* Task objective:
Return the listing below in full, with every line exactly as it is.
* begin Dataset content *
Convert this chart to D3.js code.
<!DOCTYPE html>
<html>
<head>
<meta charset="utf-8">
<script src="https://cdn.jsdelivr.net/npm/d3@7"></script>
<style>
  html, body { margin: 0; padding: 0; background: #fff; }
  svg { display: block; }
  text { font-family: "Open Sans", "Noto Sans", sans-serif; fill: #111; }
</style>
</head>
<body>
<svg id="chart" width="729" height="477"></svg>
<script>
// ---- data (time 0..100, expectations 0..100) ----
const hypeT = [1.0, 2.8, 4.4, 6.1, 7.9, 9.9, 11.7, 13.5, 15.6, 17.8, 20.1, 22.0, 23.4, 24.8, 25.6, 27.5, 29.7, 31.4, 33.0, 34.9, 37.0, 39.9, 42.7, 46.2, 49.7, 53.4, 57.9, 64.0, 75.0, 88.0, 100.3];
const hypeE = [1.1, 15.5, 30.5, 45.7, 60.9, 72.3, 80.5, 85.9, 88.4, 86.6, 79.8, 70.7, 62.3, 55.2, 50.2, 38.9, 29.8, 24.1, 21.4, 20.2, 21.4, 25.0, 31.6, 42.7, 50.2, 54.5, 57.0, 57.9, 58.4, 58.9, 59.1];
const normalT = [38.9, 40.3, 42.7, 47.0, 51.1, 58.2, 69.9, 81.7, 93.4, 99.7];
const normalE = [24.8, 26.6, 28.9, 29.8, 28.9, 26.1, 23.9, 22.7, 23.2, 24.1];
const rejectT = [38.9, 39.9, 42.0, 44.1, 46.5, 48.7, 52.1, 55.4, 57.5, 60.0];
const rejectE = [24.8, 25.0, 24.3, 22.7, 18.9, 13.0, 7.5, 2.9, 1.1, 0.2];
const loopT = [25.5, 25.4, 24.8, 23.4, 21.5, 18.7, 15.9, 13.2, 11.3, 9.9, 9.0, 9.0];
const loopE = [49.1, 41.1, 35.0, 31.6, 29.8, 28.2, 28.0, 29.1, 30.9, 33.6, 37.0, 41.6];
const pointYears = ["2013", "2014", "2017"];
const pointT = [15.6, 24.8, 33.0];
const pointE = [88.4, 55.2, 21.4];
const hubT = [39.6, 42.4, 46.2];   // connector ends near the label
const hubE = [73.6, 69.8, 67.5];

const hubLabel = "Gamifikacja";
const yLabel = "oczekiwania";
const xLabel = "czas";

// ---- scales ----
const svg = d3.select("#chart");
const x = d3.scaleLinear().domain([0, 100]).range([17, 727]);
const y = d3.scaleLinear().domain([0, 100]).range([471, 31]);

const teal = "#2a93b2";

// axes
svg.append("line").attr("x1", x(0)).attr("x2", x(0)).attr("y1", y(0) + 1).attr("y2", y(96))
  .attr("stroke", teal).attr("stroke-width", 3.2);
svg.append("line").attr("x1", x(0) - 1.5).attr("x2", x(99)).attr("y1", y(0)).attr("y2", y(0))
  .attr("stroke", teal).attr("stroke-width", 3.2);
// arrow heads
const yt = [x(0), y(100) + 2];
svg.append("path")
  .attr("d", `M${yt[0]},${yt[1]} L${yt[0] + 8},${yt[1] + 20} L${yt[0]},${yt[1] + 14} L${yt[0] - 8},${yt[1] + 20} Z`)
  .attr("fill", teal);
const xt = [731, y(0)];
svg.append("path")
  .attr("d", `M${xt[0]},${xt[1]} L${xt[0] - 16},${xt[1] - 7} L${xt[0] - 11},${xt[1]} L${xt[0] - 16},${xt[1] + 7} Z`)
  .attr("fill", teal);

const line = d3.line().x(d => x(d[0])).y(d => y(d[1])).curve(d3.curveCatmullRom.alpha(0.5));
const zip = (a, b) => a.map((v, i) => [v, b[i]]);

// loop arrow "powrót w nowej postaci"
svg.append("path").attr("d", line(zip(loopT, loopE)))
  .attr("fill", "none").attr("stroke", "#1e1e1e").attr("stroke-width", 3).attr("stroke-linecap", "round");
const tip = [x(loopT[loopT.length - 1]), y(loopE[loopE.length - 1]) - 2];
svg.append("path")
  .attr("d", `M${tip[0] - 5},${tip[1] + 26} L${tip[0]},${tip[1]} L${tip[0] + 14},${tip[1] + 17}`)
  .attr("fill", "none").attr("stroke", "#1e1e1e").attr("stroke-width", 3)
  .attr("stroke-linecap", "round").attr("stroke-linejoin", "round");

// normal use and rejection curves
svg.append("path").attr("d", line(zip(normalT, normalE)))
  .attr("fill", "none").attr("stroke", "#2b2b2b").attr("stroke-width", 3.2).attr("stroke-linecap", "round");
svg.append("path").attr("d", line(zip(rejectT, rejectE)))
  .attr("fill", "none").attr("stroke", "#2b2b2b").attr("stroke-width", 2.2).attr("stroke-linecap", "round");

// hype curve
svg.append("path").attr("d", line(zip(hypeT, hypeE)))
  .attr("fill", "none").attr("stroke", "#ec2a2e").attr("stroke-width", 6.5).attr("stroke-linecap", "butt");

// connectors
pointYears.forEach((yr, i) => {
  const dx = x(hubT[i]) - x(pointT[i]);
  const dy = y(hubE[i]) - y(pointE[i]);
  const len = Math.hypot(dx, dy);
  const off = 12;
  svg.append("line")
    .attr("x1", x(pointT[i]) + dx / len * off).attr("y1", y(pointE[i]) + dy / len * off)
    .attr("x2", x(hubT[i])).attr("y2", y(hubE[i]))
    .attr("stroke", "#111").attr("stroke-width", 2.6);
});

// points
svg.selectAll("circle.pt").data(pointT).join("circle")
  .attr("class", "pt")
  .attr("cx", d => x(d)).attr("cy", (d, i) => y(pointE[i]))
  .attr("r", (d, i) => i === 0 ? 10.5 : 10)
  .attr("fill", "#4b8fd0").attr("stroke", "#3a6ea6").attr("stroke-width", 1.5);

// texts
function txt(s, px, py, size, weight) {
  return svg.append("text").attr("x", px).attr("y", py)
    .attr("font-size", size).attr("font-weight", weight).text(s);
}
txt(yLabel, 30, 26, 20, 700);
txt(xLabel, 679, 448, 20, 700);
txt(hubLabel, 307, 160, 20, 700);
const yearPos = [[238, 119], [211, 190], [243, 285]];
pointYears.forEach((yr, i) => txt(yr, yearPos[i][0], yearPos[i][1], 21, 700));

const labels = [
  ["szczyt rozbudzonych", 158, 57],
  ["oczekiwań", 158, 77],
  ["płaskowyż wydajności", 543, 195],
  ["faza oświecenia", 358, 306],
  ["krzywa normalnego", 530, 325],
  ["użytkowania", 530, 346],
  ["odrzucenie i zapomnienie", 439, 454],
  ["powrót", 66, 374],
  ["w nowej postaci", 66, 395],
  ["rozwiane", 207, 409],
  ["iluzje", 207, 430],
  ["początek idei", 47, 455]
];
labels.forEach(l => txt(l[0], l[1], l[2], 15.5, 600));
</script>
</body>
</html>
* end Dataset content *
* Exercise output:
Convert this chart to D3.js code.
<!DOCTYPE html>
<html>
<head>
<meta charset="utf-8">
<script src="https://cdn.jsdelivr.net/npm/d3@7"></script>
<style>
  html, body { margin: 0; padding: 0; background: #fff; }
  svg { display: block; }
  text { font-family: "Open Sans", "Noto Sans", sans-serif; fill: #111; }
</style>
</head>
<body>
<svg id="chart" width="729" height="477"></svg>
<script>
// ---- data (time 0..100, expectations 0..100) ----
const hypeT = [1.0, 2.8, 4.4, 6.1, 7.9, 9.9, 11.7, 13.5, 15.6, 17.8, 20.1, 22.0, 23.4, 24.8, 25.6, 27.5, 29.7, 31.4, 33.0, 34.9, 37.0, 39.9, 42.7, 46.2, 49.7, 53.4, 57.9, 64.0, 75.0, 88.0, 100.3];
const hypeE = [1.1, 15.5, 30.5, 45.7, 60.9, 72.3, 80.5, 85.9, 88.4, 86.6, 79.8, 70.7, 62.3, 55.2, 50.2, 38.9, 29.8, 24.1, 21.4, 20.2, 21.4, 25.0, 31.6, 42.7, 50.2, 54.5, 57.0, 57.9, 58.4, 58.9, 59.1];
const normalT = [38.9, 40.3, 42.7, 47.0, 51.1, 58.2, 69.9, 81.7, 93.4, 99.7];
const normalE = [24.8, 26.6, 28.9, 29.8, 28.9, 26.1, 23.9, 22.7, 23.2, 24.1];
const rejectT = [38.9, 39.9, 42.0, 44.1, 46.5, 48.7, 52.1, 55.4, 57.5, 60.0];
const rejectE = [24.8, 25.0, 24.3, 22.7, 18.9, 13.0, 7.5, 2.9, 1.1, 0.2];
const loopT = [25.5, 25.4, 24.8, 23.4, 21.5, 18.7, 15.9, 13.2, 11.3, 9.9, 9.0, 9.0];
const loopE = [49.1, 41.1, 35.0, 31.6, 29.8, 28.2, 28.0, 29.1, 30.9, 33.6, 37.0, 41.6];
const pointYears = ["2013", "2014", "2017"];
const pointT = [15.6, 24.8, 33.0];
const pointE = [88.4, 55.2, 21.4];
const hubT = [39.6, 42.4, 46.2];   // connector ends near the label
const hubE = [73.6, 69.8, 67.5];

const hubLabel = "Gamifikacja";
const yLabel = "oczekiwania";
const xLabel = "czas";

// ---- scales ----
const svg = d3.select("#chart");
const x = d3.scaleLinear().domain([0, 100]).range([17, 727]);
const y = d3.scaleLinear().domain([0, 100]).range([471, 31]);

const teal = "#2a93b2";

// axes
svg.append("line").attr("x1", x(0)).attr("x2", x(0)).attr("y1", y(0) + 1).attr("y2", y(96))
  .attr("stroke", teal).attr("stroke-width", 3.2);
svg.append("line").attr("x1", x(0) - 1.5).attr("x2", x(99)).attr("y1", y(0)).attr("y2", y(0))
  .attr("stroke", teal).attr("stroke-width", 3.2);
// arrow heads
const yt = [x(0), y(100) + 2];
svg.append("path")
  .attr("d", `M${yt[0]},${yt[1]} L${yt[0] + 8},${yt[1] + 20} L${yt[0]},${yt[1] + 14} L${yt[0] - 8},${yt[1] + 20} Z`)
  .attr("fill", teal);
const xt = [731, y(0)];
svg.append("path")
  .attr("d", `M${xt[0]},${xt[1]} L${xt[0] - 16},${xt[1] - 7} L${xt[0] - 11},${xt[1]} L${xt[0] - 16},${xt[1] + 7} Z`)
  .attr("fill", teal);

const line = d3.line().x(d => x(d[0])).y(d => y(d[1])).curve(d3.curveCatmullRom.alpha(0.5));
const zip = (a, b) => a.map((v, i) => [v, b[i]]);

// loop arrow "powrót w nowej postaci"
svg.append("path").attr("d", line(zip(loopT, loopE)))
  .attr("fill", "none").attr("stroke", "#1e1e1e").attr("stroke-width", 3).attr("stroke-linecap", "round");
const tip = [x(loopT[loopT.length - 1]), y(loopE[loopE.length - 1]) - 2];
svg.append("path")
  .attr("d", `M${tip[0] - 5},${tip[1] + 26} L${tip[0]},${tip[1]} L${tip[0] + 14},${tip[1] + 17}`)
  .attr("fill", "none").attr("stroke", "#1e1e1e").attr("stroke-width", 3)
  .attr("stroke-linecap", "round").attr("stroke-linejoin", "round");

// normal use and rejection curves
svg.append("path").attr("d", line(zip(normalT, normalE)))
  .attr("fill", "none").attr("stroke", "#2b2b2b").attr("stroke-width", 3.2).attr("stroke-linecap", "round");
svg.append("path").attr("d", line(zip(rejectT, rejectE)))
  .attr("fill", "none").attr("stroke", "#2b2b2b").attr("stroke-width", 2.2).attr("stroke-linecap", "round");

// hype curve
svg.append("path").attr("d", line(zip(hypeT, hypeE)))
  .attr("fill", "none").attr("stroke", "#ec2a2e").attr("stroke-width", 6.5).attr("stroke-linecap", "butt");

// connectors
pointYears.forEach((yr, i) => {
  const dx = x(hubT[i]) - x(pointT[i]);
  const dy = y(hubE[i]) - y(pointE[i]);
  const len = Math.hypot(dx, dy);
  const off = 12;
  svg.append("line")
    .attr("x1", x(pointT[i]) + dx / len * off).attr("y1", y(pointE[i]) + dy / len * off)
    .attr("x2", x(hubT[i])).attr("y2", y(hubE[i]))
    .attr("stroke", "#111").attr("stroke-width", 2.6);
});

// points
svg.selectAll("circle.pt").data(pointT).join("circle")
  .attr("class", "pt")
  .attr("cx", d => x(d)).attr("cy", (d, i) => y(pointE[i]))
  .attr("r", (d, i) => i === 0 ? 10.5 : 10)
  .attr("fill", "#4b8fd0").attr("stroke", "#3a6ea6").attr("stroke-width", 1.5);

// texts
function txt(s, px, py, size, weight) {
  return svg.append("text").attr("x", px).attr("y", py)
    .attr("font-size", size).attr("font-weight", weight).text(s);
}
txt(yLabel, 30, 26, 20, 700);
txt(xLabel, 679, 448, 20, 700);
txt(hubLabel, 307, 160, 20, 700);
const yearPos = [[238, 119], [211, 190], [243, 285]];
pointYears.forEach((yr, i) => txt(yr, yearPos[i][0], yearPos[i][1], 21, 700));

const labels = [
  ["szczyt rozbudzonych", 158, 57],
  ["oczekiwań", 158, 77],
  ["płaskowyż wydajności", 543, 195],
  ["faza oświecenia", 358, 306],
  ["krzywa normalnego", 530, 325],
  ["użytkowania", 530, 346],
  ["odrzucenie i zapomnienie", 439, 454],
  ["powrót", 66, 374],
  ["w nowej postaci", 66, 395],
  ["rozwiane", 207, 409],
  ["iluzje", 207, 430],
  ["początek idei", 47, 455]
];
labels.forEach(l => txt(l[0], l[1], l[2], 15.5, 600));
</script>
</body>
</html>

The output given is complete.